De ce que je connais de ce collègue très discret et fonctionnaire qui fait la sieste dans la salle des profs et dont les remarques de bulletin sont vingt-deux fois copiées et collées, je peux imaginer que la description de la situation soit proche de la réalité, mais j’interromps l’élève pour lui rappeler qu’on ne va pas faire le procès d’un absent qui n’est pas là pour se défendre. Je l’invite aussi à s’exprimer dans des termes plus respectueux, à soigner le choix du vocabulaire : je crois que tu peux formuler ta phrase sans faire référence à ton anatomie, Raphaël.
Aborder ce sujet au Conseil est délicat et me met dans une position paradoxale.
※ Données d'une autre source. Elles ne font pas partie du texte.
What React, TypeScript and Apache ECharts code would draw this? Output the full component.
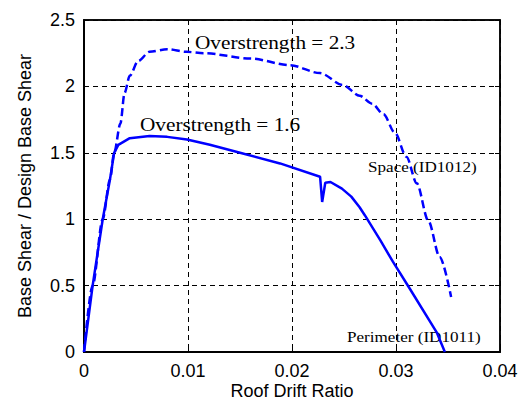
import React, { useEffect, useRef } from "react";
import * as echarts from "echarts";

const xTicks = [0, 0.01, 0.02, 0.03, 0.04];
const yTicks = [0, 0.5, 1, 1.5, 2, 2.5];

// Perimeter (ID1011) — solid
const perimeterX = [0, 0.00083, 0.0018, 0.0025, 0.0029, 0.0033, 0.0044, 0.0063, 0.008, 0.0099, 0.0121, 0.015, 0.01885, 0.0227, 0.0229, 0.0232, 0.0237, 0.0248, 0.0257, 0.0265, 0.027, 0.0285, 0.0297, 0.0313, 0.0339, 0.0347];
const perimeterY = [0, 0.5, 1.0, 1.3, 1.5, 1.56, 1.61, 1.627, 1.62, 1.6, 1.56, 1.5, 1.42, 1.32, 1.13, 1.275, 1.28, 1.23, 1.17, 1.09, 1.03, 0.84, 0.68, 0.48, 0.15, 0];

// Space (ID1012) — dashed
const spaceX = [0, 0.00083, 0.0018, 0.0025, 0.0029, 0.0035, 0.0039, 0.0044, 0.0052, 0.0063, 0.008, 0.0099, 0.0115, 0.016, 0.0198, 0.0227, 0.0249, 0.0265, 0.0277, 0.0288, 0.0299, 0.031, 0.032, 0.0331, 0.0342, 0.0353];
const spaceY = [0, 0.5, 1.0, 1.3, 1.5, 1.72, 1.95, 2.08, 2.19, 2.26, 2.28, 2.26, 2.25, 2.21, 2.16, 2.1, 2.01, 1.93, 1.87, 1.79, 1.65, 1.47, 1.27, 0.99, 0.716, 0.415];

const labels = ["Overstrength = 2.3", "Overstrength = 1.6", "Space (ID1012)", "Perimeter (ID1011)"];

export default function App() {
  const ref = useRef<HTMLDivElement>(null);
  useEffect(() => {
    if (!ref.current) return;
    const chart = echarts.init(ref.current, null, { renderer: "svg" });
    const sans = "'Liberation Sans', Arial, sans-serif";
    const serif = "'Liberation Serif', 'Times New Roman', serif";
    const axisText = { color: "#000", fontSize: 18, fontFamily: sans };
    const split = { show: true, lineStyle: { color: "#000", type: [5, 4], width: 1 } };
    chart.setOption({
      animation: false,
      backgroundColor: "#fff",
      grid: { left: 84, right: 28, top: 20, bottom: 50, outerBoundsMode: "none", containLabel: false, show: true, borderColor: "#000", borderWidth: 1.5, backgroundColor: "transparent" },
      xAxis: [
        {
          type: "value",
          min: xTicks[0],
          max: xTicks[xTicks.length - 1],
          interval: 0.01,
          name: "Roof Drift Ratio",
          nameLocation: "middle",
          nameGap: 30,
          nameMoveOverlap: false,
          nameTextStyle: axisText,
          axisLine: { show: true, onZero: false, lineStyle: { color: "#000", width: 2 } },
          axisTick: { show: true, inside: true, length: 5, lineStyle: { color: "#000" } },
          axisLabel: { ...axisText, margin: 10 },
          splitLine: split,
        },
        {
          type: "value",
          position: "top",
          min: xTicks[0],
          max: xTicks[xTicks.length - 1],
          interval: 0.01,
          axisLine: { show: true, onZero: false, lineStyle: { color: "#000", width: 1.5 } },
          axisTick: { show: true, inside: true, length: 5, lineStyle: { color: "#000" } },
          axisLabel: { show: false },
          splitLine: { show: false },
        },
      ],
      yAxis: [
        {
          type: "value",
          min: yTicks[0],
          max: yTicks[yTicks.length - 1],
          interval: 0.5,
          name: "Base Shear / Design Base Shear",
          nameLocation: "middle",
          nameGap: 50,
          nameTextStyle: axisText,
          axisLine: { show: true, onZero: false, lineStyle: { color: "#000", width: 2 } },
          axisTick: { show: true, inside: true, length: 5, lineStyle: { color: "#000" } },
          axisLabel: { ...axisText, margin: 9 },
          splitLine: split,
        },
        {
          type: "value",
          position: "right",
          min: yTicks[0],
          max: yTicks[yTicks.length - 1],
          interval: 0.5,
          axisLine: { show: true, onZero: false, lineStyle: { color: "#000", width: 1.5 } },
          axisTick: { show: true, inside: true, length: 5, lineStyle: { color: "#000" } },
          axisLabel: { show: false },
          splitLine: { show: false },
        },
      ],
      series: [
        {
          name: "Perimeter (ID1011)",
          type: "line",
          data: perimeterX.map((x, i) => [x, perimeterY[i]]),
          showSymbol: false,
          lineStyle: { color: "#0000ff", width: 2.5 },
          z: 3,
        },
        {
          name: "Space (ID1012)",
          type: "line",
          data: spaceX.map((x, i) => [x, spaceY[i]]),
          showSymbol: false,
          smooth: 0.3,
          smoothMonotone: "x",
          lineStyle: { color: "#0000ff", width: 2.5, type: [8, 4] },
          z: 3,
        },
      ],
      graphic: [
        { type: "text", x: 195, y: 42, scaleX: 1.12, style: { text: labels[0], fontSize: 19, fontFamily: serif, fill: "#000", textAlign: "left", textVerticalAlign: "middle" } },
        { type: "text", x: 140, y: 124, scaleX: 1.12, style: { text: labels[1], fontSize: 19, fontFamily: serif, fill: "#000", textAlign: "left", textVerticalAlign: "middle" } },
        { type: "text", x: 368, y: 167, scaleX: 1.14, style: { text: labels[2], fontSize: 15, fontFamily: serif, fill: "#000", textAlign: "left", textVerticalAlign: "middle" } },
        { type: "text", x: 347, y: 337, scaleX: 1.14, style: { text: labels[3], fontSize: 15, fontFamily: serif, fill: "#000", textAlign: "left", textVerticalAlign: "middle" } },
      ],
    });
    return () => chart.dispose();
  }, []);
  return <div ref={ref} style={{ width: 528, height: 402, position: "absolute", left: 0, top: 0 }} />;
}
D’un côté, je tiens à rester loyale envers un collègue et à respecter le cadre apporté par la cohésion de l’équipe enseignante ; de l’autre côté, je suis, moi aussi, mal à l’aise alors il n’y a eu que deux réussites à l’examen de math, à Noël, et que rien n’est dit là-dessus, au Conseil de classe, sauf que tous ces élèves sont décidément faibles dans cette matière et feraient mieux de travailler… À ce moment-là, personne n’est présent pour défendre le point de vue de l’élève ! Si le Conseil organisé au titulariat n’est pas le lieu où déposer un tel problème, où les élèves peuvent-ils l’adresser ? J’ai déjà tenté de faire l’intermédiaire entre des élèves et un collègue, mais c’est délicat, on ne sait pas quels mots choisir. Et j’ai déjà été interpelée par un collègue qui s’adressait à moi au nom des élèves, je l’ai remercié et écouté avec attention, mais je me suis vexée qu’ils n’osent pas m’en parler directement.
Nous pouvons inviter le prof de math au Conseil pour discuter avec lui, mais l’un d’entre vous a déjà essayé de lui exposer le problème ? Personne ne lui a encore formulé clairement le problème auquel chacun réagit d’ailleurs par débrouille individuelle (se mettre au premier rang, utiliser le cours d’une autre classe ou un prof particulier…) Aller lui parler semble donc la première étape, pourquoi n’a-t-elle pas encore été franchie ?

Encombrant affectif

L’ambiance de l’école est très familiale, ce qui est plaisant à vivre au quotidien, mais parfois nuisible à la relation pédagogique. Les rapports aux professeurs sont très affectifs, elle nous aime bien, il ne nous aime pas et, les élèves comme les profs se laissent prendre à ce relationnel informel et confortable qui fait obstacle au conflit et donc au changement. Interpeler un professeur se fait aussi de manière informelle, à l’intercours ou à la porte de la salle des profs, et les élèves doivent être assez outillés sur le plan relationnel et langagier pour s’y essayer. Ils doivent déjà comprendre une (évidente) règle (implicite !) sur le choix du bon moment. Tu comprends, Raphaël, si tu lances ta critique devant toute la classe, le prof risque de se sentir agressé, il vaut mieux aller lui en parler après le cours. Mais, qui ose s’adresser en tête-à-tête à son prof ? Et quels profs laissent l’ouverture pour accueillir des remarques d’élèves ? En lançant sa remarque, en plein cours, Raphaël profite de la sécurité du groupe pour s’adresser au prof.
Le Conseil peut offrir ce tremplin pour oser s’adresser au prof concerné en se sentant plus légitime et plus en sécurité avec mandat du groupe. Nous terminons donc sur la décision de déléguer deux élèves qui iront, au nom du groupe, lui demander de parler plus fort et de se tourner vers eux. Si cette démarche ne suffit pas, nous envisagerons une autre possibilité au prochain Conseil.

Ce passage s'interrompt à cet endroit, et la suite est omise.